Brothers and sisters, our prayers are by no means ineffective!
Hezekiah wasn't the only one who could pray and see things happen.
So, if we're faithful, can we. Because the one Hezekiah had been
hearing about all his life – Immanuel, Prince of Peace, Ruler from
Bethlehem – well, that descendant of Hezekiah came and lived among
us. And now we live in
him, in Jesus Christ, who gives us greater access to God than we ever
dreamed. But somehow, we can still be just as prone as Hezekiah was
to not care much beyond what we think will personally affect us. We
hold back from the needy, we don't plan for the future, we don't soak
the world in prayer, even when we can.
But
we're told to pray. Oh, how we're told to pray! But will we listen
better than Hezekiah did, and will we trust God like Hezekiah learned
to? This Advent, reflecting on the story of King Hezekiah, a story
Hezekiah's descendant Jesus knew so well and learned from, I'd invite
you to purify your lives like Hezekiah purified the temple. I'd
invite you to invite people to God the way Hezekiah invited people to
the Passover. I'd invite you to grow
in faith in Jesus Christ, the living face of the God Hezekiah knew.

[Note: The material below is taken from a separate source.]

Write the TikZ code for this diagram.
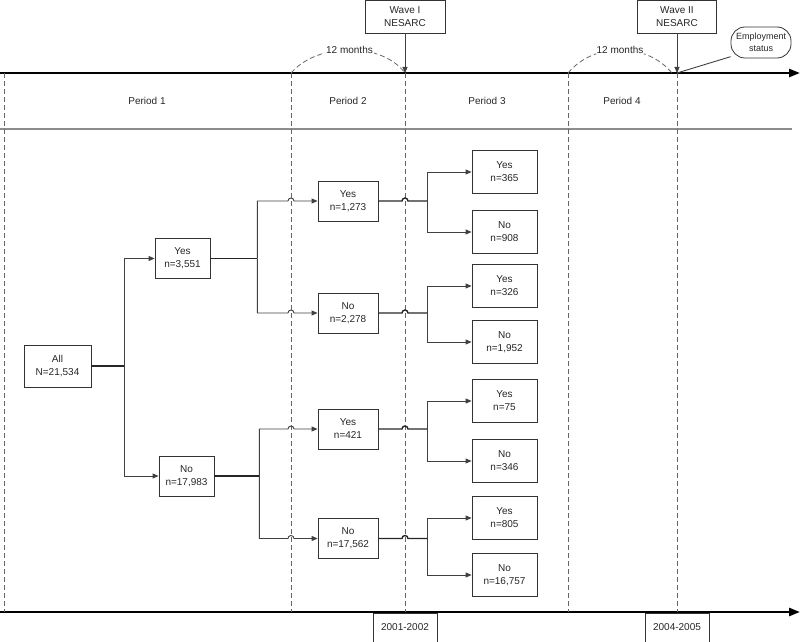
\documentclass[tikz,border=0pt]{standalone}
\usepackage{fontspec}
\setmainfont{Liberation Sans}
\usetikzlibrary{arrows.meta,calc}

\tikzset{
  box/.style={draw=black!80, line width=0.8pt, align=center, inner sep=1pt,
    font=\fontsize{10}{13}\selectfont, text=black!85},
  lvla/.style={box, minimum width=55pt, minimum height=40pt},
  lvlb/.style={box, minimum width=60pt, minimum height=40pt},
  lvlc/.style={box, minimum width=65pt, minimum height=43pt},
  lbl/.style={font=\fontsize{10}{13}\selectfont, text=black!85},
  conn/.style={draw=black!75, line width=0.9pt},
  stem/.style={draw=black!85, line width=1.4pt},
  tip/.style={-{Triangle[length=6pt,width=5pt]}},
  guide/.style={dash pattern=on 5pt off 3pt, black!60, line width=0.8pt},
  axis/.style={line width=2.4pt, -{Triangle[length=11pt,width=8pt]}},
}

\begin{document}
\begin{tikzpicture}[x=1pt, y=-1pt]
    \useasboundingbox (0,0) rectangle (800,642);

    % time axes
    \coordinate (top) at (0,73);
    \coordinate (bot) at (0,612);
    \draw[axis] (top) -- (800,73);
    \draw[axis] (bot) -- (800,612);
    \draw[black!45, line width=1.6pt] (0,129) -- (792,129);

    % period borders
    \coordinate (d1) at (4,73);
    \coordinate (d2) at (291,73);
    \coordinate (d3) at (405,73);
    \coordinate (d4) at (568,73);
    \coordinate (d5) at (677,73);
    \foreach \d in {d1,d2,d3,d4,d5}
        \draw[guide] (\d) -- (\d |- bot);

    \node[lbl] (p1) at (147,101) {Period 1};
    \node[lbl] (p2) at (348,101) {Period 2};
    \node[lbl] (p3) at (487,101) {Period 3};
    \node[lbl] (p4) at (622,101) {Period 4};

    % waves
    \node[box, minimum width=80pt, minimum height=33pt] (w1) at (405,16.5) {Wave I\\NESARC};
    \node[box, minimum width=79pt, minimum height=33pt] (w2) at (677,16.5) {Wave II\\NESARC};
    \node[box, rounded corners=14pt, minimum width=60pt, minimum height=31pt, inner sep=0pt,
        font=\fontsize{9}{11.5}\selectfont] (emp) at (761,42.5) {Employment\\status};
    \draw[conn,tip] (w1) -- (d3);
    \draw[conn,tip] (w2) -- (d5);
    \draw[conn] (emp.205) -- (d5);

    \draw[guide] (d2) .. controls (318,42) and (382,42) .. (d3)
        node[pos=0.5, fill=white, inner sep=1pt, lbl] {12 months};
    \draw[guide] (d4) .. controls (594,42) and (646,42) .. (672,73)
        node[pos=0.5, fill=white, inner sep=1pt, lbl] {12 months};

    \node[box, minimum width=64pt, minimum height=29pt] (y1) at (405,627.5) {2001-2002};
    \node[box, minimum width=64pt, minimum height=29pt] (y2) at (677,627.5) {2004-2005};

    % tree
    \node[box, minimum width=67pt, minimum height=42pt] (all) at (57.5,366) {All\\N=21,534};
    \node[lvla] (a1) at (182.5,258.5) {Yes\\n=3,551};
    \node[lvla] (a2) at (186.5,476) {No\\n=17,983};

    \node[lvlb] (b1) at (348,201) {Yes\\n=1,273};
    \node[lvlb] (b2) at (348,313) {No\\n=2,278};
    \node[lvlb] (b3) at (348,429) {Yes\\n=421};
    \node[lvlb] (b4) at (348,538.5) {No\\n=17,562};

    \node[lvlc] (c1) at (504.5,172) {Yes\\n=365};
    \node[lvlc] (c2) at (504.5,232) {No\\n=908};
    \node[lvlc] (c3) at (504.5,286) {Yes\\n=326};
    \node[lvlc] (c4) at (504.5,342) {No\\n=1,952};
    \node[lvlc] (c5) at (504.5,401) {Yes\\n=75};
    \node[lvlc] (c6) at (504.5,461) {No\\n=346};
    \node[lvlc] (c7) at (504.5,518) {Yes\\n=805};
    \node[lvlc] (c8) at (504.5,575) {No\\n=16,757};

    \draw[stem] (all.east) -- ++(33,0) coordinate (f0);
    \draw[conn,tip] (f0) |- (a1.west);
    \draw[conn,tip] (f0) |- (a2.west);

    \draw[stem] (a1.east) -- ++(47,0) coordinate (f1);
    \draw[stem] (a2.east) -- ++(45,0) coordinate (f2);
    \foreach \f/\b in {f1/b1, f1/b2, f2/b3, f2/b4}
        \draw[conn,tip] (\f) |- ($(\b.west -| d2)+(-3,0)$)
            arc[start angle=180, end angle=0, radius=3pt] -- (\b.west);

    \foreach \b/\g in {b1/g1, b2/g2, b3/g3, b4/g4}
        \draw[stem] (\b.east) -- ($(\b.east -| d3)+(-3,0)$)
            arc[start angle=180, end angle=0, radius=3pt] -- ++(19,0) coordinate (\g);
    \foreach \g/\c in {g1/c1, g1/c2, g2/c3, g2/c4, g3/c5, g3/c6, g4/c7, g4/c8}
        \draw[conn,tip] (\g) |- (\c.west);
\end{tikzpicture}
\end{document}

And I'd invite you, most surely, to pray.
This
Advent, care, pray for things beyond the moment. Not just illnesses
or present threats, but things too far in space and time to see.
Pray for rulers in authority – presidents and leaders of every
nation. Pray for the church in distant lands. Pray for the
well-being of your great-great-great-great-grandkids. Pray for the
return of our Immanuel to earth, bringing with him a New Jerusalem that can never be breached or conquered.
Don't be led astray by the Assyrias of the moment, those pressing
concerns that dominate our view. Pray, to be sure, for God can and
will deal with them. But pray farther. Look centuries beyond,
eternally beyond, and pray for what will in those days have now
mattered most. Pray. Pray for distant, far-off things. Pray in
love for what you could easily dismiss as another age's problems.
Pray in faith. And trust that, in Immanuel's hands, our days – and
days beyond us – are secure in him. Amen.